++++ DATASET EXTRACT

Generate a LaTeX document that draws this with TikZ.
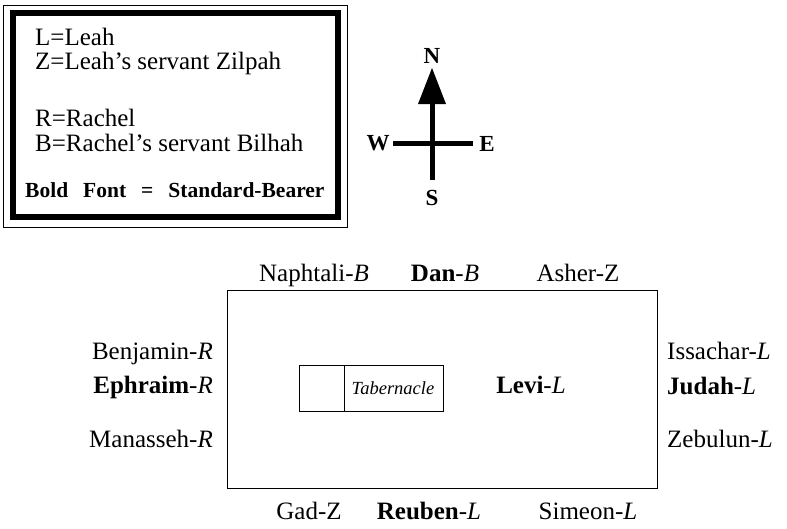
\documentclass[tikz,border=0pt]{standalone}
\usepackage{fontspec}
\usepackage{graphicx}
\setmainfont{Liberation Serif}
\begin{document}
\begin{tikzpicture}[x=1pt,y=-1pt,
  lbl/.style={inner sep=0pt, font=\fontsize{25}{28}\selectfont},
  thinline/.style={line width=1pt},
  comp/.style={line width=5pt},
  dir/.style={inner sep=0pt, font=\fontsize{23}{26}\selectfont\bfseries}]
\useasboundingbox (0,0) rectangle (787,528);
% legend
\draw[thinline] (3,5) rectangle (347,227);
\draw[line width=6pt] (13,12.5) rectangle (338,217);
\node[lbl, anchor=base west] (l1) at (35,45) {L=Leah};
\node[lbl, anchor=base west] (l2) at (35,69) {Z=Leah's servant Zilpah};
\node[lbl, anchor=base west] (l3) at (35,126) {R=Rachel};
\node[lbl, anchor=base west] (l4) at (35,151) {B=Rachel's servant Bilhah};
\node[inner sep=0pt, anchor=base west, font=\fontsize{21.5}{24}\selectfont\bfseries] (l5) at (25,197) {Bold\hspace{15pt}Font\hspace{15pt}=\hspace{15pt}Standard-Bearer};
% compass
\coordinate (ctop) at (432,103);
\coordinate (cbot) at (432,180);
\coordinate (cw) at (393,143);
\coordinate (ce) at (473,143);
\draw[comp] (cbot) -- (ctop);
\draw[comp] (cw) -- (ce);
\fill (432,68) -- (418,104) -- (446,104) -- cycle;
\node[dir] (N) at (432,56) {N};
\node[dir] (W) at (378,143) {W};
\node[dir] (E) at (487,144) {E};
\node[dir] (S) at (432,198) {S};
% camp
\draw[thinline] (227,290) rectangle (657,488);
\draw[thinline] (299,365) rectangle (443,411);
\draw[thinline] (344,365) -- (344,411);
\node[inner sep=0pt, font=\fontsize{18.5}{21}\selectfont\itshape] (tab) at (393,388) {Tabernacle};
% top
\node[lbl, anchor=base] (naph) at (314,281) {Naphtali-\textit{B}};
\node[lbl, anchor=base] (dan) at (445,281) {\textbf{Dan}-\textit{B}};
\node[lbl, anchor=base] (asher) at (578,281) {Asher-Z};
% bottom
\node[lbl, anchor=base] (gad) at (309,519) {Gad-Z};
\node[lbl, anchor=base] (reuben) at (429,519) {\textbf{Reuben}-\textit{L}};
\node[lbl, anchor=base] (simeon) at (588,519) {Simeon-\textit{L}};
% left
\node[lbl, anchor=base east] (benj) at (213,359) {Benjamin-\textit{R}};
\node[lbl, anchor=base east] (ephr) at (213,393) {\textbf{Ephraim}-\textit{R}};
\node[lbl, anchor=base east] (mana) at (213,447) {Manasseh-\textit{R}};
% right
\node[lbl, anchor=base west] (issa) at (667,359) {Issachar-\textit{L}};
\node[lbl, anchor=base west] (judah) at (667,394) {\textbf{Judah}-\textit{L}};
\node[lbl, anchor=base west] (zeb) at (667,447) {Zebulun-\textit{L}};
% center
\node[lbl, anchor=base] (levi) at (531,393) {\textbf{Levi}-\textit{L}};
\end{tikzpicture}
\end{document}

++++++++

> [GOAL]: Repeat the listing in full and exactly. Leave any pictures out.

> [SOLUTION]:
Generate a LaTeX document that draws this with TikZ.
\documentclass[tikz,border=0pt]{standalone}
\usepackage{fontspec}
\usepackage{graphicx}
\setmainfont{Liberation Serif}
\begin{document}
\begin{tikzpicture}[x=1pt,y=-1pt,
  lbl/.style={inner sep=0pt, font=\fontsize{25}{28}\selectfont},
  thinline/.style={line width=1pt},
  comp/.style={line width=5pt},
  dir/.style={inner sep=0pt, font=\fontsize{23}{26}\selectfont\bfseries}]
\useasboundingbox (0,0) rectangle (787,528);
% legend
\draw[thinline] (3,5) rectangle (347,227);
\draw[line width=6pt] (13,12.5) rectangle (338,217);
\node[lbl, anchor=base west] (l1) at (35,45) {L=Leah};
\node[lbl, anchor=base west] (l2) at (35,69) {Z=Leah's servant Zilpah};
\node[lbl, anchor=base west] (l3) at (35,126) {R=Rachel};
\node[lbl, anchor=base west] (l4) at (35,151) {B=Rachel's servant Bilhah};
\node[inner sep=0pt, anchor=base west, font=\fontsize{21.5}{24}\selectfont\bfseries] (l5) at (25,197) {Bold\hspace{15pt}Font\hspace{15pt}=\hspace{15pt}Standard-Bearer};
% compass
\coordinate (ctop) at (432,103);
\coordinate (cbot) at (432,180);
\coordinate (cw) at (393,143);
\coordinate (ce) at (473,143);
\draw[comp] (cbot) -- (ctop);
\draw[comp] (cw) -- (ce);
\fill (432,68) -- (418,104) -- (446,104) -- cycle;
\node[dir] (N) at (432,56) {N};
\node[dir] (W) at (378,143) {W};
\node[dir] (E) at (487,144) {E};
\node[dir] (S) at (432,198) {S};
% camp
\draw[thinline] (227,290) rectangle (657,488);
\draw[thinline] (299,365) rectangle (443,411);
\draw[thinline] (344,365) -- (344,411);
\node[inner sep=0pt, font=\fontsize{18.5}{21}\selectfont\itshape] (tab) at (393,388) {Tabernacle};
% top
\node[lbl, anchor=base] (naph) at (314,281) {Naphtali-\textit{B}};
\node[lbl, anchor=base] (dan) at (445,281) {\textbf{Dan}-\textit{B}};
\node[lbl, anchor=base] (asher) at (578,281) {Asher-Z};
% bottom
\node[lbl, anchor=base] (gad) at (309,519) {Gad-Z};
\node[lbl, anchor=base] (reuben) at (429,519) {\textbf{Reuben}-\textit{L}};
\node[lbl, anchor=base] (simeon) at (588,519) {Simeon-\textit{L}};
% left
\node[lbl, anchor=base east] (benj) at (213,359) {Benjamin-\textit{R}};
\node[lbl, anchor=base east] (ephr) at (213,393) {\textbf{Ephraim}-\textit{R}};
\node[lbl, anchor=base east] (mana) at (213,447) {Manasseh-\textit{R}};
% right
\node[lbl, anchor=base west] (issa) at (667,359) {Issachar-\textit{L}};
\node[lbl, anchor=base west] (judah) at (667,394) {\textbf{Judah}-\textit{L}};
\node[lbl, anchor=base west] (zeb) at (667,447) {Zebulun-\textit{L}};
% center
\node[lbl, anchor=base] (levi) at (531,393) {\textbf{Levi}-\textit{L}};
\end{tikzpicture}
\end{document}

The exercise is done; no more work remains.